RAZZIA

Menschen zu Wasser

Eine „typische“ Deutschpunk-Band waren RAZZIA nie, ja noch nicht mal eine Deutschpunk-Band. Dem konservativen Punk-Fan dürfte sowieso nur das Debüt „Tag ohne Schatten“ (1983) gefallen, schon bei „Ausflug mit Franziska“ (1986) hatten sich Keyboards eingeschlichen, hatte sich die Band auf einen stilistisch ganz eigenen Weg begeben, machte Anleihen im damals pauschal als „Wave“ bezeichneten Post-Punk-Sektor, der heute „Goth“ heißt.

1989 dann kam auf dem bandeigenen Triton-Label „Menschen zu Wasser“, das dritte Album, das an „Ausflug mit Franziska“ anknüpft, aber noch ein Stück weiter weg vom klassischen Punkrock ihres Debüts ist.

Auch hier wird wieder mit Synthie-Einsatz gearbeitet, bei „Stahlherz“ nimmt man mit dem markanten Sprechgesang (bei der Suche nach den Ursprüngen des ... BUT ALIVE-Sounds bitte mal hier genau hinhören) einiges vorweg, das den Hamburger Post-Punk-Sound der Neunziger prägen sollte.

Hier findet sich auch die unglaublich grandiose Textzeile „Wer freitags morgens in der S-Bahn fährt / Weiß, warum wir aussterben müssen“ – ein Satz, den jeder ÖPNV-Nutzer mit einem IQ über 100 sicher nachvollziehen kann.

Auch „Glasmoor“ ist ein Ausnahmestück, das massiv an die L.A.-Deathpunks CHRISTIAN DEATH erinnert.
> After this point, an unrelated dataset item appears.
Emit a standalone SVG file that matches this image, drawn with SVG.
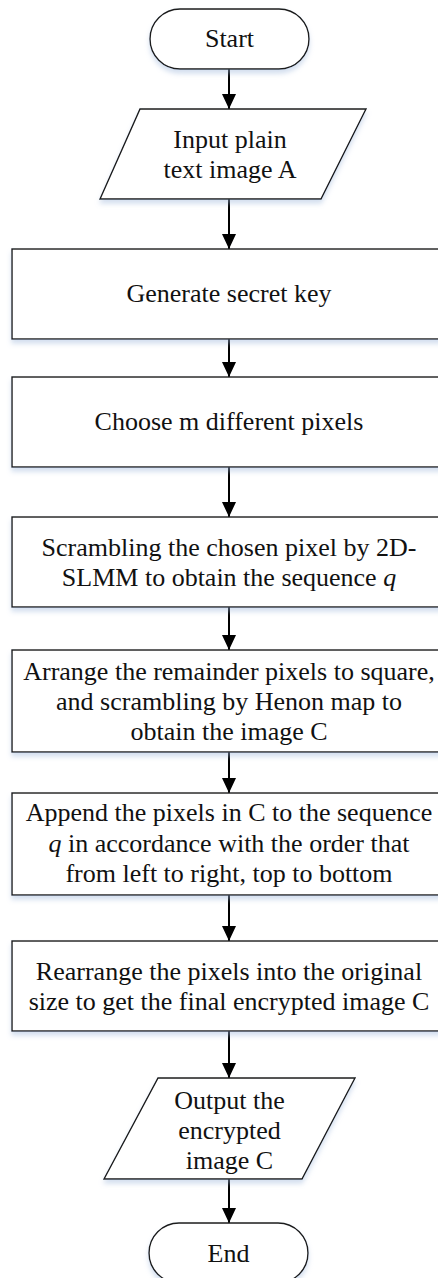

RAZZIA, die sich 1991 nach dem „Spuren“-Album erstmal auflösten, waren in dieser ersten Phase von 1979 bis 1991 neben Bands wie NEUROTIC ARSEHOLES und EA80 eine der wichtigsten und kreativsten Bands, die die hiesige Szene hervorgebracht hat, einfach weil sie textlich und musikalisch jenseits irgendwelcher Klischees agierte.

Diese CD-Neuauflage wurde von der Band neu gemastert, denn seinerzeit lief beim Mastering (nach zweiwöchigen, teuren und aufwendigen Aufnahmen) etwas schief, so dass man mit dem Ergebnis nie zufrieden war.

Die CD kommt im Pappschuber, im Booklet gibt’s die Texte sowie Linernotes der Band zum Entstehungsprozess – und zwei Videoclips von 1989 finden sich als Bonus, sofern man die CD im Computer abspielt.